Por um lado, o presidente Fernando Henrique apóia um amplo programa ambiental para a região (BID/Pantanal) e não incluiu a hidrovia na primeira parte do programa "Brasil em Ação", não devendo fazê-lo na segunda, de acordo com Luiz Nassif na coluna "Brasil em Ação, o retorno" (Folha, 13/08/98), pois se "identificarão rotas alternativas de transporte que contornem o Pantanal, reduzindo o risco ambiental".
De outro lado, o Ministério dos Transportes adota estratégias para viabilizar a hidrovia executando-a por partes, como é o caso relatado de início e, ao mesmo tempo, negando a existência do megaprojeto (Folha, 14/09/98).

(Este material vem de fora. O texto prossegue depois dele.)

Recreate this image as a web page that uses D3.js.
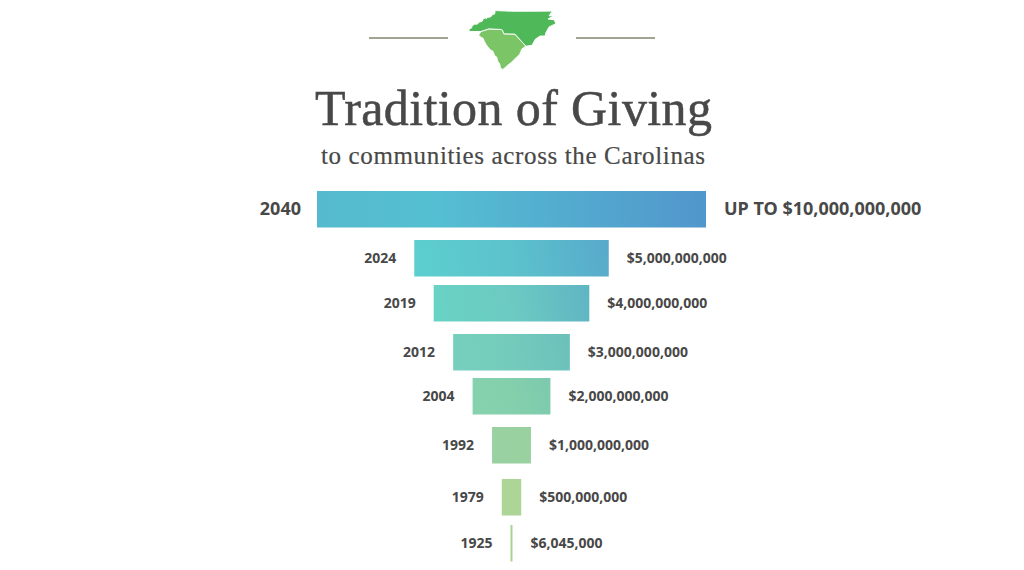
<!DOCTYPE html>
<html>
<head>
<meta charset="utf-8">
<script src="https://cdn.jsdelivr.net/npm/d3@7"></script>
<style>
  html, body { margin: 0; padding: 0; background: #fff; }
  svg { display: block; }
  text { fill: #484848; }
</style>
</head>
<body>
<div id="chart"></div>
<script>
const years = ["2040", "2024", "2019", "2012", "2004", "1992", "1979", "1925"];
const amounts = [10000000000, 5000000000, 4000000000, 3000000000, 2000000000, 1000000000, 500000000, 6045000];
const amountLabels = ["UP TO $10,000,000,000", "$5,000,000,000", "$4,000,000,000", "$3,000,000,000",
  "$2,000,000,000", "$1,000,000,000", "$500,000,000", "$6,045,000"];

// rough state outlines, lon/lat
const northCarolina = [[-84.32,34.99],[-84.29,35.21],[-84.05,35.27],[-84.02,35.41],[-83.77,35.56],[-83.5,35.56],
  [-83.25,35.72],[-82.99,35.77],[-82.9,35.94],[-82.67,36.04],[-82.59,35.97],[-82.41,36.08],[-82.13,36.11],
  [-81.92,36.29],[-81.71,36.34],[-81.68,36.59],[-80,36.54],[-78,36.54],[-75.87,36.55],[-76.2,36.2],[-75.75,36.2],
  [-76.3,35.95],[-75.7,35.9],[-75.5,35.6],[-76.2,35.35],[-76.53,34.9],[-76.6,34.65],[-77.1,34.65],[-77.6,34.4],
  [-77.93,33.93],[-78.55,33.86],[-79.67,34.8],[-80.78,34.82],[-80.93,35.1],[-81.04,35.15],[-82.3,35.2],
  [-83.11,35],[-84.32,34.99]];
const southCarolina = [[-83.11,35],[-82.3,35.2],[-81.04,35.15],[-80.93,35.1],[-80.78,34.82],[-79.67,34.8],
  [-78.55,33.86],[-78.95,33.65],[-79.2,33.2],[-79.5,33],[-80,32.6],[-80.45,32.33],[-80.87,32.03],[-81.12,32.11],
  [-81.2,32.45],[-81.42,32.7],[-81.5,33],[-81.7,33.1],[-81.9,33.47],[-82.2,33.6],[-82.56,33.95],[-82.74,34.2],
  [-82.9,34.48],[-83.07,34.54],[-83.35,34.7],[-83.11,35]];

const width = 1024, height = 570, centerX = 511.5, barH = 36.5;

const svg = d3.select("#chart").append("svg")
  .attr("width", width)
  .attr("height", height)
  .attr("viewBox", [0, 0, width, height]);

const x = d3.scaleLinear().domain([0, d3.max(amounts)]).range([0, 389]);
const y = d3.scaleOrdinal().domain(years).range([191, 240, 285, 334, 378, 427, 479, 525]);
const barW = v => Math.max(x(v), 2);
const rows = years.map((year, i) => ({ year, amount: amounts[i], label: amountLabels[i], big: i === 0, i }));

// left / middle / right colour of each bar
const barStops = [
  ["#55bacd", "#55bfd2", "#5196cc"],
  ["#5ccfcf", "#5cc2cc", "#58aacb"],
  ["#68d3c4", "#6ccac2", "#60b5c3"],
  ["#76d0bd", "#74cbbb", "#6cc0bb"],
  ["#86d2ae", "#84d0ac", "#7cc9ae"],
  ["#9ad1a3", "#9ad1a1", "#98d09f"],
  ["#aed598", "#aed598", "#aed598"],
  ["#a9d38e", "#a9d38e", "#a9d38e"]
];
const grads = svg.append("defs").selectAll("linearGradient")
  .data(rows)
  .join("linearGradient")
  .attr("id", d => "bar" + d.i)
  .attr("gradientUnits", "userSpaceOnUse")
  .attr("x1", d => centerX - barW(d.amount) / 2)
  .attr("x2", d => centerX + barW(d.amount) / 2)
  .attr("y1", d => y(d.year) + barH / 2 + 12)
  .attr("y2", d => y(d.year) + barH / 2 - 12);
grads.selectAll("stop")
  .data(d => [[0, barStops[d.i][0]], [d.i === 0 ? 0.3 : 0.5, barStops[d.i][1]], [1, barStops[d.i][2]]])
  .join("stop")
  .attr("offset", d => d[0])
  .attr("stop-color", d => d[1]);

// state icon
const states = [
  { coords: southCarolina, fill: "#7cc566" },
  { coords: northCarolina, fill: "#4fb858" }
].map(s => ({ type: "Feature", fill: s.fill, geometry: { type: "Polygon", coordinates: [s.coords] } }));
const projection = d3.geoMercator()
  .fitExtent([[469, 11], [556, 69]], { type: "FeatureCollection", features: states });
svg.append("g")
  .attr("transform", "translate(0,40) scale(1,1.08) translate(0,-40)")
  .selectAll("path")
  .data(states)
  .join("path")
  .attr("d", d3.geoPath(projection))
  .attr("fill", d => d.fill)
  .attr("stroke", "#fff")
  .attr("stroke-width", 0.9);

svg.selectAll("line.rule")
  .data([[369, 448], [576, 655]])
  .join("line")
  .attr("class", "rule")
  .attr("x1", d => d[0]).attr("x2", d => d[1])
  .attr("y1", 38).attr("y2", 38)
  .attr("stroke", "#85856f")
  .attr("stroke-width", 1.4);

svg.append("text")
  .attr("x", 513.5).attr("y", 125)
  .attr("text-anchor", "middle")
  .attr("textLength", 397)
  .style("font", "50px 'Liberation Serif'")
  .style("stroke", "#484848")
  .style("stroke-width", 0.5)
  .text("Tradition of Giving");

svg.append("text")
  .attr("x", 513).attr("y", 164)
  .attr("text-anchor", "middle")
  .attr("textLength", 384)
  .style("font", "25px 'Liberation Serif'")
  .style("stroke", "#484848")
  .style("stroke-width", 0.2)
  .text("to communities across the Carolinas");

// bars
svg.append("g").selectAll("rect")
  .data(rows)
  .join("rect")
  .attr("x", d => centerX - barW(d.amount) / 2)
  .attr("y", d => y(d.year))
  .attr("width", d => barW(d.amount))
  .attr("height", barH)
  .attr("fill", d => d.i === 7 ? barStops[7][0] : `url(#bar${d.i})`);

const labelFont = d => `700 ${d.big ? 18 : 14}px 'Noto Sans'`;

svg.append("g").selectAll("text")
  .data(rows)
  .join("text")
  .attr("x", d => centerX - barW(d.amount) / 2 - (d.big ? 16 : 18))
  .attr("y", d => y(d.year) + 18)
  .attr("dy", "0.36em")
  .attr("text-anchor", "end")
  .style("font", labelFont)
  .text(d => d.year);

svg.append("g").selectAll("text")
  .data(rows)
  .join("text")
  .attr("x", d => centerX + barW(d.amount) / 2 + 18)
  .attr("y", d => y(d.year) + 18)
  .attr("dy", "0.36em")
  .style("font", labelFont)
  .text(d => d.label);
</script>
</body>
</html>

Também fazem parte dessas estratégias artigos do ministro Elizeu Padilha para os principais jornais do país atacando os que questionam a hidrovia Paraná-Paraguai e outras obras de infra-estrutura a cargo do ministério. As principais considerações e adjetivos são para os ecologistas. Eles são taxados de "críticos desinformados" (Folha, 14/09/97); "espécie predadora" e "terroristas verdes" ("Gazeta Mercantil", 30/07/98) ou ainda "espertos que permanecem ocultos" e que manejam os ingênuos com o objetivo de "impedir que o Brasil saia de sua secular condição de ser apenas potencialmente uma das nações mais ricas do mundo" (Folha, 25/06/98).

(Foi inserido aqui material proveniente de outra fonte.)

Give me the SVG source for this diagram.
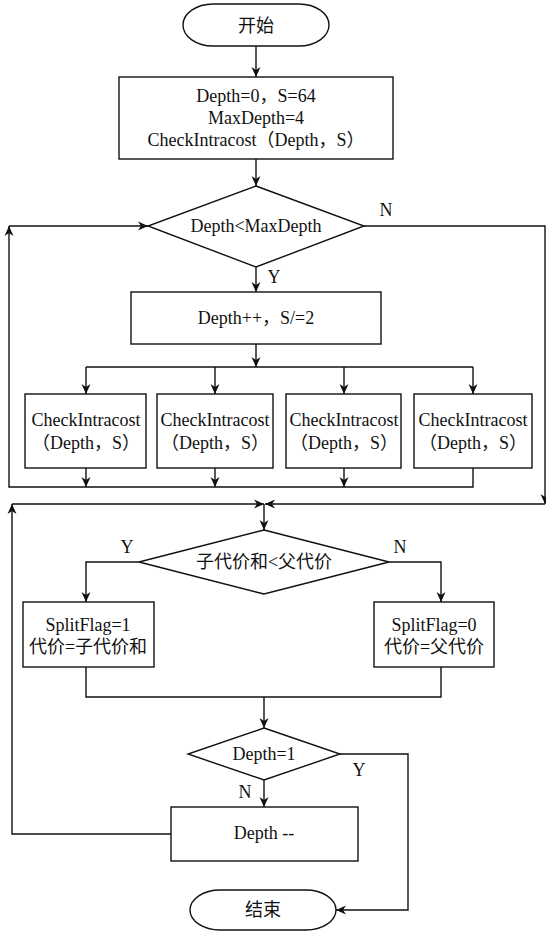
<svg xmlns="http://www.w3.org/2000/svg" width="546" height="931" viewBox="0 0 546 931">
<defs>
<marker id="ah" viewBox="0 0 10 10" refX="10" refY="5" markerWidth="10" markerHeight="10" markerUnits="userSpaceOnUse" orient="auto">
<path d="M0,0.5 L10,5 L0,9.5 L3,5 Z" fill="#111"/>
</marker>
<style>
.s{fill:#fff;stroke:#111;stroke-width:1.4}
.c{fill:none;stroke:#111;stroke-width:1.4}
.a{marker-end:url(#ah)}
text{font-family:"Liberation Serif","Noto Sans CJK SC",serif;font-size:18px;fill:#111;text-anchor:middle}
</style>
</defs>
<rect width="546" height="931" fill="#fff"/>
<g id="connectors">
<path class="c a" d="M256,46 V77"/>
<path class="c a" d="M256,159 V186"/>
<path class="c a" d="M256,267 V292"/>
<path class="c a" d="M256,344 V367"/>
<path class="c" d="M86,367 H473"/>
<path class="c a" d="M86,367 V394"/>
<path class="c a" d="M215,367 V394"/>
<path class="c a" d="M344,367 V394"/>
<path class="c a" d="M473,367 V394"/>
<path class="c a" d="M86,468 V487"/>
<path class="c a" d="M215,468 V487"/>
<path class="c a" d="M344,468 V487"/>
<path class="c a" d="M473,468 V487 H9 V226"/>
<path class="c a" d="M9,226 H148"/>
<path class="c a" d="M364,226 H545 V504"/>
<path class="c a" d="M545,504 H265"/>
<path class="c a" d="M171,834 H12 V504"/>
<path class="c a" d="M12,504 H264"/>
<path class="c a" d="M264,504 V530"/>
<path class="c a" d="M139,562 H86 V602"/>
<path class="c a" d="M389,562 H441 V602"/>
<path class="c" d="M86,667 V697 H441 V667"/>
<path class="c a" d="M264,697 V728"/>
<path class="c a" d="M264,780 V807"/>
<path class="c a" d="M340,754 H408 V910 H336"/>
<text x="386" y="216">N</text>
<text x="274" y="283">Y</text>
<text x="127" y="553">Y</text>
<text x="400" y="553">N</text>
<text x="359" y="776">Y</text>
<text x="245" y="798">N</text>
</g>
<g id="start">
<rect class="s" x="183" y="4" width="146" height="42" rx="30" ry="21"/>
<text x="256" y="32">开始</text>
</g>
<g id="init">
<rect class="s" x="119" y="77" width="274" height="82"/>
<text x="256" y="102">Depth=0，S=64</text>
<text x="256" y="124">MaxDepth=4</text>
<text x="256" y="146">CheckIntracost（Depth，S）</text>
</g>
<g id="cond1">
<polygon class="s" points="256,186 364,226 256,267 148,226"/>
<text x="256" y="232">Depth&lt;MaxDepth</text>
</g>
<g id="inc">
<rect class="s" x="131" y="292" width="250" height="52"/>
<text x="256" y="324">Depth++，S/=2</text>
</g>
<g id="check1">
<rect class="s" x="25" y="394" width="121" height="74"/>
<text x="86" y="426">CheckIntracost</text>
<text x="86" y="449">（Depth，S）</text>
</g>
<g id="check2">
<rect class="s" x="157" y="394" width="116" height="74"/>
<text x="215" y="426">CheckIntracost</text>
<text x="215" y="449">（Depth，S）</text>
</g>
<g id="check3">
<rect class="s" x="286" y="394" width="115" height="74"/>
<text x="344" y="426">CheckIntracost</text>
<text x="344" y="449">（Depth，S）</text>
</g>
<g id="check4">
<rect class="s" x="414" y="394" width="118" height="74"/>
<text x="473" y="426">CheckIntracost</text>
<text x="473" y="449">（Depth，S）</text>
</g>
<g id="cond2">
<polygon class="s" points="264,530 389,562 264,594 139,562"/>
<text x="264" y="568">子代价和&lt;父代价</text>
</g>
<g id="split1">
<rect class="s" x="23" y="602" width="131" height="65"/>
<text x="88" y="631">SplitFlag=1</text>
<text x="88" y="653">代价=子代价和</text>
</g>
<g id="split0">
<rect class="s" x="374" y="602" width="120" height="65"/>
<text x="434" y="631">SplitFlag=0</text>
<text x="434" y="653">代价=父代价</text>
</g>
<g id="cond3">
<polygon class="s" points="264,728 340,754 264,780 188,754"/>
<text x="264" y="760">Depth=1</text>
</g>
<g id="dec">
<rect class="s" x="171" y="807" width="187" height="54"/>
<text x="264" y="839">Depth --</text>
</g>
<g id="end">
<rect class="s" x="190" y="890" width="146" height="40" rx="30" ry="20"/>
<text x="263" y="916">结束</text>
</g>
</svg>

É interessante notar a coincidência desses artigos com opiniões de uma publicação norte-americana chamada "Executive Inteligence Review" (EIR), a qual teve textos exibidos em um dos programas eleitorais do ex-candidato Enéas Carneiro para "provar" que Lula, FHC e Ciro estavam aliados a interesses contrários ao desenvolvimento do país. Estes fariam parte dos espertos ou dos ingênuos identificados pelo ministro?
Na verdade o que impulsiona as obras defendidas pelo sr. Elizeu Padilha é o modelo de expansão da agricultura horizontalmente baseado na devastação acelerada de áreas nativas de cerrados e florestas, quando o lógico seria investir para aumentar a produtividade onde tem infra-estrutura, conservando e recuperando solos e aportando tecnologias limpas. No caso do Pantanal, o desenvolvimento sustentável virá com investimento em atividades que se adaptaram às condições naturais e particularmente no turismo.
Esse é um dos caminhos para quem quer, de fato, o desenvolvimento do país.


Alcides Faria, 45, biólogo, é secretário-executivo da Coalizão Rios Vivos.